— START —

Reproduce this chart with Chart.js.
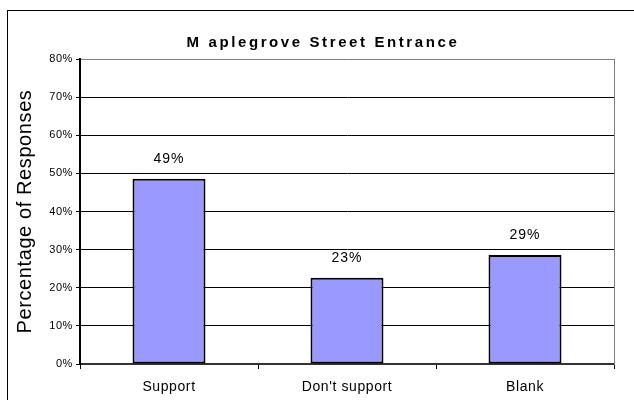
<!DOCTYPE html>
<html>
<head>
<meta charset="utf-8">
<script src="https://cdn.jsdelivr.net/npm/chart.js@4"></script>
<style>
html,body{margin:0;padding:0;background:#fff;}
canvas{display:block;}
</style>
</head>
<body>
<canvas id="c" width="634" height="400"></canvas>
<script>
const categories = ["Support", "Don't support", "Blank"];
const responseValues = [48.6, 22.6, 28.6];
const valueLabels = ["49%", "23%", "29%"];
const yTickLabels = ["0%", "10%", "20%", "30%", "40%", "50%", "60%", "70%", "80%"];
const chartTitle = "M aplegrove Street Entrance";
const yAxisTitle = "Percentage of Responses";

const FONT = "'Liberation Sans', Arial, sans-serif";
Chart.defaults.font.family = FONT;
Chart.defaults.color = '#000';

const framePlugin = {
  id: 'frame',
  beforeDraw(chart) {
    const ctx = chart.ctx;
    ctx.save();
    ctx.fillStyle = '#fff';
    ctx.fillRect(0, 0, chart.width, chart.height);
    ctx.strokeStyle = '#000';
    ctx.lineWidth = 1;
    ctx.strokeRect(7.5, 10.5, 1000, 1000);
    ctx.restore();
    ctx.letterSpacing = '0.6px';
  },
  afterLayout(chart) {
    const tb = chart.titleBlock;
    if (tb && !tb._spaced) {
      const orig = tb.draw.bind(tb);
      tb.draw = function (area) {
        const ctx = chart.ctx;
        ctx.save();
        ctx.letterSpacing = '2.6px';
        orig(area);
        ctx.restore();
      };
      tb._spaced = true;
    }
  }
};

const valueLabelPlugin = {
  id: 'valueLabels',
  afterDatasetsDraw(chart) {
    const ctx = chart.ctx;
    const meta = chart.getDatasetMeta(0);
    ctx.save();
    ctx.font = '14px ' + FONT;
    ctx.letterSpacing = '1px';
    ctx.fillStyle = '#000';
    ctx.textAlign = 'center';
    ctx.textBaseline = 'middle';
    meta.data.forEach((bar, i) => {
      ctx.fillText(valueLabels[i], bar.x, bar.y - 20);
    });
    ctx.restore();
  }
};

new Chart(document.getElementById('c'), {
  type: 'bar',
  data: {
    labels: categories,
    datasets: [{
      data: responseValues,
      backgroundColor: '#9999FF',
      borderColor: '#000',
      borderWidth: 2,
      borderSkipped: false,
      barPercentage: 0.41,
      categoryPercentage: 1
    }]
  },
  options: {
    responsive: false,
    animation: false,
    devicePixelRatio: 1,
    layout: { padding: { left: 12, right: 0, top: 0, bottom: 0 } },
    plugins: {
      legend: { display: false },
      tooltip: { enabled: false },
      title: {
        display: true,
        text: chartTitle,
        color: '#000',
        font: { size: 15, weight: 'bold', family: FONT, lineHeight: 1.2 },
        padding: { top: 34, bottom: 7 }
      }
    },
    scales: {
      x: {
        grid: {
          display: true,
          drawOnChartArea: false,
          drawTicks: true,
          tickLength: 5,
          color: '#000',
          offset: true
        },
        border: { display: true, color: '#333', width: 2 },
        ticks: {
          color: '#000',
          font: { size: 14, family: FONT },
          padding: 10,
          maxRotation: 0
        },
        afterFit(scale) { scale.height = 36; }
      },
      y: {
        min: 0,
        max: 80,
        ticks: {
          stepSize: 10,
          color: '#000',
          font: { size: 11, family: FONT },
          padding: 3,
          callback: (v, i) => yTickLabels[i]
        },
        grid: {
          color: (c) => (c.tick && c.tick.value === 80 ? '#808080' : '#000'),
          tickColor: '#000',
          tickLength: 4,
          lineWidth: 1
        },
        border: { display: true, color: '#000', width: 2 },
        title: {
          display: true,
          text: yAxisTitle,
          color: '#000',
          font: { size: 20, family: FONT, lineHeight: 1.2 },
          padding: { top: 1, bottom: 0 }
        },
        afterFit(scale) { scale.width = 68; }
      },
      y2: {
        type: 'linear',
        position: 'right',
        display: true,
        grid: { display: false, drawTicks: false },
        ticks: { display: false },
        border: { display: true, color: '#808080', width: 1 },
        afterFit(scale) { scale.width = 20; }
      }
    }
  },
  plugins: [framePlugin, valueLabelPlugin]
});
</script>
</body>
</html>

— END —
— START —

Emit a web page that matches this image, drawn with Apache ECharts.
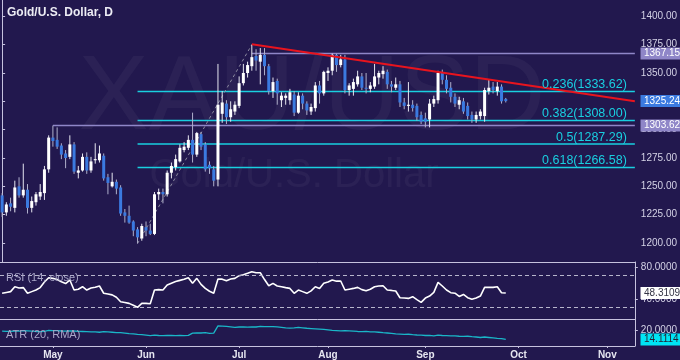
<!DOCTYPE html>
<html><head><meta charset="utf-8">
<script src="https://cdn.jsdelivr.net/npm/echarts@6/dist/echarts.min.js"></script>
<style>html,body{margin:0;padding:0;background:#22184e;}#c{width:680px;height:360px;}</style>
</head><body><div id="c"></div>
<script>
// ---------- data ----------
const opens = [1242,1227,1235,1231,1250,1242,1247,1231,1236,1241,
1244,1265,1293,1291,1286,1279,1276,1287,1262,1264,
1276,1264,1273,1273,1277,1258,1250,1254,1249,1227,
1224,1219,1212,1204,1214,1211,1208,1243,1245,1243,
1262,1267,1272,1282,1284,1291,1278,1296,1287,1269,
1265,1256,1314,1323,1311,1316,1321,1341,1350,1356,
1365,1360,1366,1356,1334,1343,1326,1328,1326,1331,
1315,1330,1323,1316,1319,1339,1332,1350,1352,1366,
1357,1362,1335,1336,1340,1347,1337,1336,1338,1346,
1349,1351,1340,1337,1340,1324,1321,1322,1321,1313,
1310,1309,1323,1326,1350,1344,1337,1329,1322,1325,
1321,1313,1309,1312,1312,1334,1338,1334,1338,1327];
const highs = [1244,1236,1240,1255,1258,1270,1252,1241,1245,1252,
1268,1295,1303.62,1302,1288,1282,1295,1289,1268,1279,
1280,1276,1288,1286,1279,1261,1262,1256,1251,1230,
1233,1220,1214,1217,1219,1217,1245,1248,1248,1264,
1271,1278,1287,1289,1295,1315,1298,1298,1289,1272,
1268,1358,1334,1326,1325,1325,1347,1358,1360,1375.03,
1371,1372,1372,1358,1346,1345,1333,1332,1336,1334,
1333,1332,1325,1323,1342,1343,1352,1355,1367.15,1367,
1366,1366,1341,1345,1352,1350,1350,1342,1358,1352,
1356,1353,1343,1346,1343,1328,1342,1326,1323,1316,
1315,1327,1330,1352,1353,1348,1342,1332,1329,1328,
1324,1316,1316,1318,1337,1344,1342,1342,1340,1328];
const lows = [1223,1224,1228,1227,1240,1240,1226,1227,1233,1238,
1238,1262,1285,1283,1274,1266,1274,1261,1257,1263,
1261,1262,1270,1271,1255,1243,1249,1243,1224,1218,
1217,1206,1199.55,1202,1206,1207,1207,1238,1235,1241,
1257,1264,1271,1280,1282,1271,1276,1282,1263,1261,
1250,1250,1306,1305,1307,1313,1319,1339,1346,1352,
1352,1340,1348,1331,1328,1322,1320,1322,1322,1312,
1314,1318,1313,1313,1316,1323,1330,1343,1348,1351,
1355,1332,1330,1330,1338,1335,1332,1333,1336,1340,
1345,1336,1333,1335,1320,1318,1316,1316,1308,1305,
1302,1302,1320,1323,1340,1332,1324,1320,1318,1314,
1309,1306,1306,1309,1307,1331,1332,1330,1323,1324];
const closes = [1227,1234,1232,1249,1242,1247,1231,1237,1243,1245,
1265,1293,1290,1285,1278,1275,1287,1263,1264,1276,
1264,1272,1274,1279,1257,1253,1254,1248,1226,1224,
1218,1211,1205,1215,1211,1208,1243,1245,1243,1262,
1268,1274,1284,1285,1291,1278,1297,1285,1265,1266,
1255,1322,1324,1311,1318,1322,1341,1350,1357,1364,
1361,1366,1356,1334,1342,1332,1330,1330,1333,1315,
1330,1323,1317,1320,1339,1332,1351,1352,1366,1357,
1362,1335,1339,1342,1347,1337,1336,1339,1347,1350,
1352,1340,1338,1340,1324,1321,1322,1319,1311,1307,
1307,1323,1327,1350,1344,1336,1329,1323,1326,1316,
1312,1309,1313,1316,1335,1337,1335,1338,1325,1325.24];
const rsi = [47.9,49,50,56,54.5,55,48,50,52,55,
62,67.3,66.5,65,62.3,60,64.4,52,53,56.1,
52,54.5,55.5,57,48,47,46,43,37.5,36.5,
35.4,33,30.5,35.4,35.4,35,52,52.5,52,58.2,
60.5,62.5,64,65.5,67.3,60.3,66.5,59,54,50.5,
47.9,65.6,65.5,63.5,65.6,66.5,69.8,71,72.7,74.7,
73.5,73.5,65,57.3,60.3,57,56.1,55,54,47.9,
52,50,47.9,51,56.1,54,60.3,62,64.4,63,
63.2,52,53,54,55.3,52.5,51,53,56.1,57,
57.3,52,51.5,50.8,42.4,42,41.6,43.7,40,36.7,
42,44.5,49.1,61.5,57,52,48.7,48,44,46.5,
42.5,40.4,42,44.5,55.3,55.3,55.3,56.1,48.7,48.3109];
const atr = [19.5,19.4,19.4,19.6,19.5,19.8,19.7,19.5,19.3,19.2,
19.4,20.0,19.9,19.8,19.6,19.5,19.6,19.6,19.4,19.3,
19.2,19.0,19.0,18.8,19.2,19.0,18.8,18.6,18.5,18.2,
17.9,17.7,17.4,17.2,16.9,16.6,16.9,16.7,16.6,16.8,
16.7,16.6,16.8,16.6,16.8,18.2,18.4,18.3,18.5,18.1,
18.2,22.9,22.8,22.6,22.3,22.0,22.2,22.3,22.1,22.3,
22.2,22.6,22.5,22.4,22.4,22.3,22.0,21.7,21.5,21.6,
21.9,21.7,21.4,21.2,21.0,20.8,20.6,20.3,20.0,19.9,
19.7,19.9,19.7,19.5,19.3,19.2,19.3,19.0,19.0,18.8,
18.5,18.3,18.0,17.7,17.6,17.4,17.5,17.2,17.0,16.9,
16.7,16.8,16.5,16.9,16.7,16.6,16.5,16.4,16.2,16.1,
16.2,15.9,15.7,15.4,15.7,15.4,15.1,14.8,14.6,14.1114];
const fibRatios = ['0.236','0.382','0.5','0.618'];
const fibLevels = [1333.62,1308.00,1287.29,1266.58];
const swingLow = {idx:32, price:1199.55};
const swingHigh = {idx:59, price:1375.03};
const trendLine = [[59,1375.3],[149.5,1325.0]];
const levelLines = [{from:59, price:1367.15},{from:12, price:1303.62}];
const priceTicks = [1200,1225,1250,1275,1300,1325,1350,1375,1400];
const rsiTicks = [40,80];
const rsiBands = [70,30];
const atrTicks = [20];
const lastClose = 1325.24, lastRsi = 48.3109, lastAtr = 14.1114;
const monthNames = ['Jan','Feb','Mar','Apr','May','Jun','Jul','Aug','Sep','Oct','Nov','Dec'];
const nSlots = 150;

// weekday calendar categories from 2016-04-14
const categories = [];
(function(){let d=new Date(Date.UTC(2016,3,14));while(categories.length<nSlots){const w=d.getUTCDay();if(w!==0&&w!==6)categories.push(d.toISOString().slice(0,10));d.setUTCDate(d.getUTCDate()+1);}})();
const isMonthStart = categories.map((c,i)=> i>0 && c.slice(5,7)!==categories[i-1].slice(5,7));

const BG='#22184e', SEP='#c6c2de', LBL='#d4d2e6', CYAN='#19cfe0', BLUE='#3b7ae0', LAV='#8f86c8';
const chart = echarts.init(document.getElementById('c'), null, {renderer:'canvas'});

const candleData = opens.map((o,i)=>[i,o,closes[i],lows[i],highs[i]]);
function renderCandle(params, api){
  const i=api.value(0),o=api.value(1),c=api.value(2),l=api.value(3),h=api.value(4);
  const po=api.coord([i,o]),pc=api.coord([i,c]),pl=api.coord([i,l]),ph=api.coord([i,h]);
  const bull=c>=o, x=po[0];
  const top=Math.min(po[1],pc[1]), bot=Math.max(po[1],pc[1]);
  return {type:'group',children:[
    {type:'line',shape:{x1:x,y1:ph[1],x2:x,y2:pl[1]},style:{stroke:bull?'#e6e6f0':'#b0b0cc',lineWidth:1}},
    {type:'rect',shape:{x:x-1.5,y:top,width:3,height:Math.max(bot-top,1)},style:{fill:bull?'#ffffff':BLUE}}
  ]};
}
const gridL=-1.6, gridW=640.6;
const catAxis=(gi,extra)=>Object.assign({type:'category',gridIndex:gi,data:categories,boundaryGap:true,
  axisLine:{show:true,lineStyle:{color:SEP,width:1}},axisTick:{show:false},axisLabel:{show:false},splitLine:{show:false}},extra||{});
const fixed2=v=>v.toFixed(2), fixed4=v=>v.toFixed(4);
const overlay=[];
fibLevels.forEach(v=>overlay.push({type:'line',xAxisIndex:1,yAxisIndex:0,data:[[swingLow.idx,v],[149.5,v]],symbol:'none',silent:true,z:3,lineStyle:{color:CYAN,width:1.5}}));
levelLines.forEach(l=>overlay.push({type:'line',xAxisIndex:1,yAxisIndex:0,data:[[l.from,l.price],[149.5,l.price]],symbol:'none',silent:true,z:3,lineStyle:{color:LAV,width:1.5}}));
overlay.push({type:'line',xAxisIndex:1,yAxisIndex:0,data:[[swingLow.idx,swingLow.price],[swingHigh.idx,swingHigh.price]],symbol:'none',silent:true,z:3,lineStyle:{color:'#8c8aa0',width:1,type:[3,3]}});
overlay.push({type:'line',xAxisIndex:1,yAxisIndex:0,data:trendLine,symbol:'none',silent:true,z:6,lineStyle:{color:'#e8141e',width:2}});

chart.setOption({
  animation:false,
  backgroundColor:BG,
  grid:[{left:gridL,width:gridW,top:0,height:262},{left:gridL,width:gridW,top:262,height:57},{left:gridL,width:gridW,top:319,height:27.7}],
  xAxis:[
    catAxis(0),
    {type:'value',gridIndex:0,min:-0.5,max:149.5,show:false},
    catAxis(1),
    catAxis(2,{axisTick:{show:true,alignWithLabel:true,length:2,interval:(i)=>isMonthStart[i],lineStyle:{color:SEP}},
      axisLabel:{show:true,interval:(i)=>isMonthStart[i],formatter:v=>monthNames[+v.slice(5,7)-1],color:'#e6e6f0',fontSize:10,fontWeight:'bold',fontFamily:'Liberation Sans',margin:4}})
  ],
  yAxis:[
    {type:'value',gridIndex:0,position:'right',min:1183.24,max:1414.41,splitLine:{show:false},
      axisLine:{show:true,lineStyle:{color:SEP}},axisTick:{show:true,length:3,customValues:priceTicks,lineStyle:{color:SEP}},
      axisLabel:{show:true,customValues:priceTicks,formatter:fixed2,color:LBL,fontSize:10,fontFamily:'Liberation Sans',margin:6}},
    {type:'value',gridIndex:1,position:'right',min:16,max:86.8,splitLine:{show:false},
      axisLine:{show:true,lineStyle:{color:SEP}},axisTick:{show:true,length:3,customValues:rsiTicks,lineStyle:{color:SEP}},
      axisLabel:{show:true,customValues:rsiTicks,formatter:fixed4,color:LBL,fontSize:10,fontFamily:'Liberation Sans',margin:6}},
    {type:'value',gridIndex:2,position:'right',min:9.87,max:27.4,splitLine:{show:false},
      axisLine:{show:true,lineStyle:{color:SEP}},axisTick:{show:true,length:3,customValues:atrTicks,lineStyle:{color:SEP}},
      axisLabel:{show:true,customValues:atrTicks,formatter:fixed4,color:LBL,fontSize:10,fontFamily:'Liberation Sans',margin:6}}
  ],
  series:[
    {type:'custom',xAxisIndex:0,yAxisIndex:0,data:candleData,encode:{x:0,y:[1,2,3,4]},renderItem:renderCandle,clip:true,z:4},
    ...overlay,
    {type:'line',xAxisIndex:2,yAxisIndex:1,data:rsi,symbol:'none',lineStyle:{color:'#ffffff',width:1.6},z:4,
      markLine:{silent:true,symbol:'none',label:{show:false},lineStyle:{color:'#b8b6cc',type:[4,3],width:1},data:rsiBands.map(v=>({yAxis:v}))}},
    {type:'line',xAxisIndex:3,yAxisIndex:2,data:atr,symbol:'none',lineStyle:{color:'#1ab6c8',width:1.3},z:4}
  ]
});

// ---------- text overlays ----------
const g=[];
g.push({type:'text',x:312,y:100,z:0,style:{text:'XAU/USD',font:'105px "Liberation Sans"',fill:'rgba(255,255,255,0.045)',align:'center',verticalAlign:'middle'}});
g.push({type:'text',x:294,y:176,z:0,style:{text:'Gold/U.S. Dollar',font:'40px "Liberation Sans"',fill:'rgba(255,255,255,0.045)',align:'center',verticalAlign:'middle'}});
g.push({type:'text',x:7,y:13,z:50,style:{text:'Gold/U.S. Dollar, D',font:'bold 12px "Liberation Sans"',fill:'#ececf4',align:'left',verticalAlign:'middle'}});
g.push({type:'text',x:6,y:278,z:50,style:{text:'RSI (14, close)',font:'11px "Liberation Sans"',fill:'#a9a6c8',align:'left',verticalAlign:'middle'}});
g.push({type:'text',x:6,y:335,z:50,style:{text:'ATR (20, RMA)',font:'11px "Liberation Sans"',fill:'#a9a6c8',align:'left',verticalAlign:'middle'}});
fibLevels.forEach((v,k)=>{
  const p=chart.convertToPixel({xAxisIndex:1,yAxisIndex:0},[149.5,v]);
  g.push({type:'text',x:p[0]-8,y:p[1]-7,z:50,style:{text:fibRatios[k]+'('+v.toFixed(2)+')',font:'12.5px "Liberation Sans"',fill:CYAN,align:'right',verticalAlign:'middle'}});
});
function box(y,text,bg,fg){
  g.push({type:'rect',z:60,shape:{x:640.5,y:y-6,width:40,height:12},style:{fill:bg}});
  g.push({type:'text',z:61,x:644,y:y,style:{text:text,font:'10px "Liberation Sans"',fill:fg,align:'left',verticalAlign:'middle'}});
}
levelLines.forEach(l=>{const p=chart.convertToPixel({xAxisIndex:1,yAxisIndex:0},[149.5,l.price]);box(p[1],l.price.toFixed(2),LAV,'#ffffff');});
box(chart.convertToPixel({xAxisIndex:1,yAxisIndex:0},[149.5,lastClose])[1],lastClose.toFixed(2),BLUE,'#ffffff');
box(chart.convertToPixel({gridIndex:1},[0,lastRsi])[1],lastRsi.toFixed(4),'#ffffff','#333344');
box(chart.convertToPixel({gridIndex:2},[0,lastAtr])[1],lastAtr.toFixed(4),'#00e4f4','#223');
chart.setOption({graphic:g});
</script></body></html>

— END —
— START —

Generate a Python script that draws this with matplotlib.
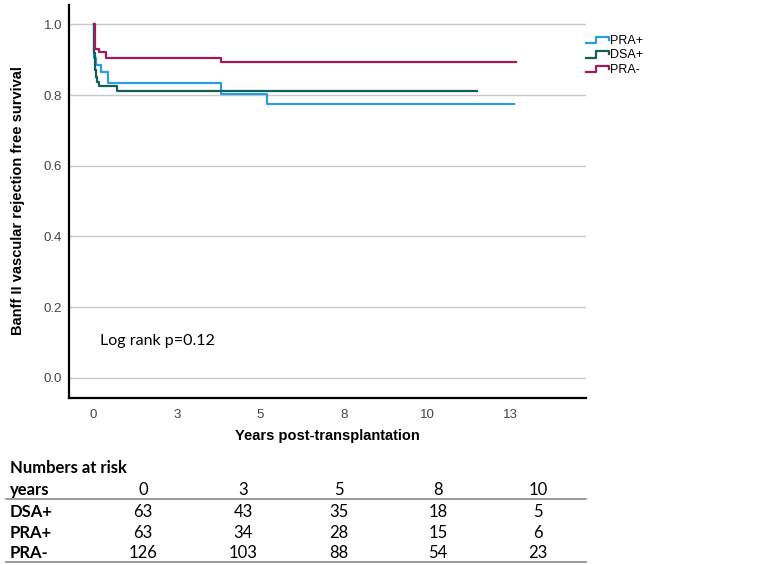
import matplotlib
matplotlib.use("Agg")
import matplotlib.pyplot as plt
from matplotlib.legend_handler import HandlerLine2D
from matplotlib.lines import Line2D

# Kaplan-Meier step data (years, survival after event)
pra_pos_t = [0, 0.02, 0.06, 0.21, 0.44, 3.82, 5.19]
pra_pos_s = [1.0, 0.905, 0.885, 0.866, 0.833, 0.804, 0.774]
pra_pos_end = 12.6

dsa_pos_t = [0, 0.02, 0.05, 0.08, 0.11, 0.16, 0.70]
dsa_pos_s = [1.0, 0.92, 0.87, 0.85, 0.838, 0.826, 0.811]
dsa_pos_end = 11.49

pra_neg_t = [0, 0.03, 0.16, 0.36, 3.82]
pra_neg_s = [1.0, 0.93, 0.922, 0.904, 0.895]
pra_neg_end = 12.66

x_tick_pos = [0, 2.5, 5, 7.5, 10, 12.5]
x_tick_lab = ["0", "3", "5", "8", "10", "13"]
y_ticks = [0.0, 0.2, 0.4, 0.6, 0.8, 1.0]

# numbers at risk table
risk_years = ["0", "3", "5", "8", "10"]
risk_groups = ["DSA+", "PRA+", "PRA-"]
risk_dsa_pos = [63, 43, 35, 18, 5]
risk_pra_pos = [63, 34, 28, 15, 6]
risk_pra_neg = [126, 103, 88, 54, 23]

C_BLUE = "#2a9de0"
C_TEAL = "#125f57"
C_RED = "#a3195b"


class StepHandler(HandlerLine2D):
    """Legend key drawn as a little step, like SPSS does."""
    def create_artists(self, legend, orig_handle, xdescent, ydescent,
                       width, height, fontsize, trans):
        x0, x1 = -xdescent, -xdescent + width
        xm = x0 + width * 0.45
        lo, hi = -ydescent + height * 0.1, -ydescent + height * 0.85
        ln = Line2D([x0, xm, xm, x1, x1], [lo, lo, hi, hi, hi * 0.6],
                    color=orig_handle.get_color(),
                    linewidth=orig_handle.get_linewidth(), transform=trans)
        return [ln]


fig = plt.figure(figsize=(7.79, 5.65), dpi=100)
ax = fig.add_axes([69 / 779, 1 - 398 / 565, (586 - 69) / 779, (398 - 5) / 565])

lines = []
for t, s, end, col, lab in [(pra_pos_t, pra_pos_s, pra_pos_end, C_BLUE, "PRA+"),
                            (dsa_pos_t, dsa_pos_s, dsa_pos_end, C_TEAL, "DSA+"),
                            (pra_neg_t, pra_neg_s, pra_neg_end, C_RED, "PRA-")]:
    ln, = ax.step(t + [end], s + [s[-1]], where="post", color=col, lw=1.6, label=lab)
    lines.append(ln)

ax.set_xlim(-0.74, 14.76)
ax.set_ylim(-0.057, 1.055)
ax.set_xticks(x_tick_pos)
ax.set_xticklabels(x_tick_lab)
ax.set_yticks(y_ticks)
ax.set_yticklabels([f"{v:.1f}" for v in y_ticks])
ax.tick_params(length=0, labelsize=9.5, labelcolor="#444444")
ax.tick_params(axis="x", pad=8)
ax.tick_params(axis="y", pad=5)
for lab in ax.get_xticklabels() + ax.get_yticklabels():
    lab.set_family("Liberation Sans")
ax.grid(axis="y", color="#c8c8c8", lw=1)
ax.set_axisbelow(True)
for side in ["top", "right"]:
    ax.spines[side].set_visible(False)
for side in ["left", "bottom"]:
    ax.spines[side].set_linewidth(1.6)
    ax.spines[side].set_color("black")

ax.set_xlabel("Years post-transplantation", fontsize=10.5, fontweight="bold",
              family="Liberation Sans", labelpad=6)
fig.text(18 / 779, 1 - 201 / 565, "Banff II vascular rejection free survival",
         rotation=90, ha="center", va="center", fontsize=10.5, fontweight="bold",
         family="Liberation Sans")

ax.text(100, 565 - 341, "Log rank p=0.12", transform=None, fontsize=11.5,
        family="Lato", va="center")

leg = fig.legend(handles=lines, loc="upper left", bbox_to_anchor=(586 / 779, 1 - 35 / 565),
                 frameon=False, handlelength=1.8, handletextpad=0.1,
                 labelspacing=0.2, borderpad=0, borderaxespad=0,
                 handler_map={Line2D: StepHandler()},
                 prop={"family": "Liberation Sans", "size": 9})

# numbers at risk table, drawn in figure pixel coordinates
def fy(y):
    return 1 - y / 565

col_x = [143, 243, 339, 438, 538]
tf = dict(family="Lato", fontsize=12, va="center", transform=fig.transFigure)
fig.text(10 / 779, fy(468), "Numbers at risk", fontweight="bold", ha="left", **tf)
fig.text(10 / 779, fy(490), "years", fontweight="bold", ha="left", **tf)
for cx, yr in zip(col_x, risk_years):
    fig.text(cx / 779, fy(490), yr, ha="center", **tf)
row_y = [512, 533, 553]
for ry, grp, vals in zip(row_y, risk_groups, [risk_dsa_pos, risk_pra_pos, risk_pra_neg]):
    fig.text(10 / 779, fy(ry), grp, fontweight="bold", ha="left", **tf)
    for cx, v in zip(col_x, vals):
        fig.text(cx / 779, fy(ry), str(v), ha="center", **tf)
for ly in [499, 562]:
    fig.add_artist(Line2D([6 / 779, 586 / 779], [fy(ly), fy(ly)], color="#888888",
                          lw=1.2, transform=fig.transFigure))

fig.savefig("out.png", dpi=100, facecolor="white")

— END —

:: Instruction ::
Lines from the one with "Generate a Python" through the one with "from matplotlib.lines import Line2D" are the only ones to quote. Quote them exactly and leave out pictures.

:: Correct answer ::
Generate a Python script that draws this with matplotlib.
import matplotlib
matplotlib.use("Agg")
import matplotlib.pyplot as plt
from matplotlib.legend_handler import HandlerLine2D
from matplotlib.lines import Line2D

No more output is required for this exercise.